Mayor Vadym Boychenko made a televised appeal for military help and said a humanitarian corridor should be created to evacuate civilians from the southeastern port city. "We are simply being destroyed," he said.

Troop mobilizations

Belarusian leader Alexander Lukashenko said on Friday that the Belarusian armed forces were not taking part and would not take part in Russia's military operation in Ukraine.

A close Russian ally, Lukashenko said he spoke to President Vladimir Putin at length by telephone on Friday.
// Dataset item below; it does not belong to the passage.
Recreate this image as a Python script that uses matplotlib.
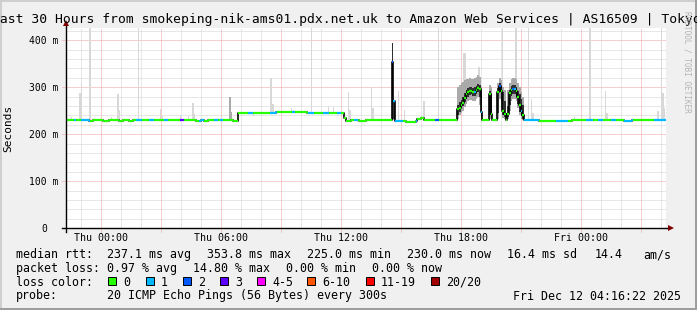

Russia has used Belarusian territory to carry out a multi-pronged invasion of Ukraine.

This comes after Belarus strengthened its air defenses along the perimeter of its border in line with an order from  Lukashenko, a senior military official said.

Ukraine is particularly worried that Russia will attempt to involve Belarusian troops in the conflict.

According to US defense intelligence, of the 150,000 Russian troops mobilized by Russian President Vladimir Putin ahead of the invasion of Ukraine, which had been amassed along the border throughout the preceding months, around 90% of them have already made their way into the country.

However, there is still considerable manpower and combat capabilities available to Russia, and the reserve forces have not yet been drawn upon.

Despite this, Russian forces have been suffering severe logistical issues and fuel shortages, which many say have hampered their invasion.

According to the Ukrainian military, Russia has mobilized the pro-Russia militia forces in Donetsk and Luhansk, the two separatist-controlled regions of eastern Ukraine that Putin recognized as independent nations.

Some of these were reportedly mobilized to storm parts of Ukrainian territory or to launch a naval offensive against the major city of Odessa. Others, however, were sent to storm Kyiv as "cannon fodder," something the Ukrainian military alleges to be a war crime.

According to Ukraine, the main push of Russia's army has been to encircle Kyiv, which has seen them readying to transfer manpower and resources from the South and East.

Notably, Russian forces have reportedly withdrawn from Bucha and the Hostomel airport near Kyiv. Other offensive operations are still being carried out throughout the country.

But despite the seemingly slow progress made by Russian forces in the face of unexpectedly fierce resistance from Ukraine and severe logistical issues, Putin claims that this isn't actually the case. According to the Russian president, the invasion, which he refers to as a "special military operation," isn't just doing well, it's going exactly according to his plan from the start.

"The special military operation is proceeding in strict accordance with the schedule, according to the plan. All the assigned tasks are being successfully solved," Putin said Thursday at a meeting with the Russian Security Council, according to the RIA news agency.

Regardless, the Ukrainian military has expressed confidence in their resistance to the Russian forces.

"The enemy is suffering losses in every direction. Demotivated occupiers are surrendering and throwing away their equipment," the General Staff of the Armed Forces said.

"The struggle continues! Victory will be ours! Glory to Ukraine!"

Casualties

According to the Ukrainian military, Russia has so far suffered around 9,166 casualties in the invasion of Ukraine. Losses also include 251 tanks, 105 artillery systems, 33 aircraft, 37 helicopters, 939 armored combat vehicles, two speedboats and three drones.

Russia has put Ukraine's casualties as of Wednesday at over 2,870 deaths and around 3,700 wounded, while their own casualties were just 498 killed and 1.597 wounded, Russian Defense Ministry spokesperson Maj.-Gen. Igor Konashenkov said on Wednesday, according to TASS.

The Ukrainian military said they had scuttled their navy's flagship, which was under repair, to ensure it wouldn't fall into the hands of Russian forces. However, the navy has vowed to build a new, modern fleet.

According to the United Nations, at least 227 civilians have died in the fighting, though the real number is likely much higher.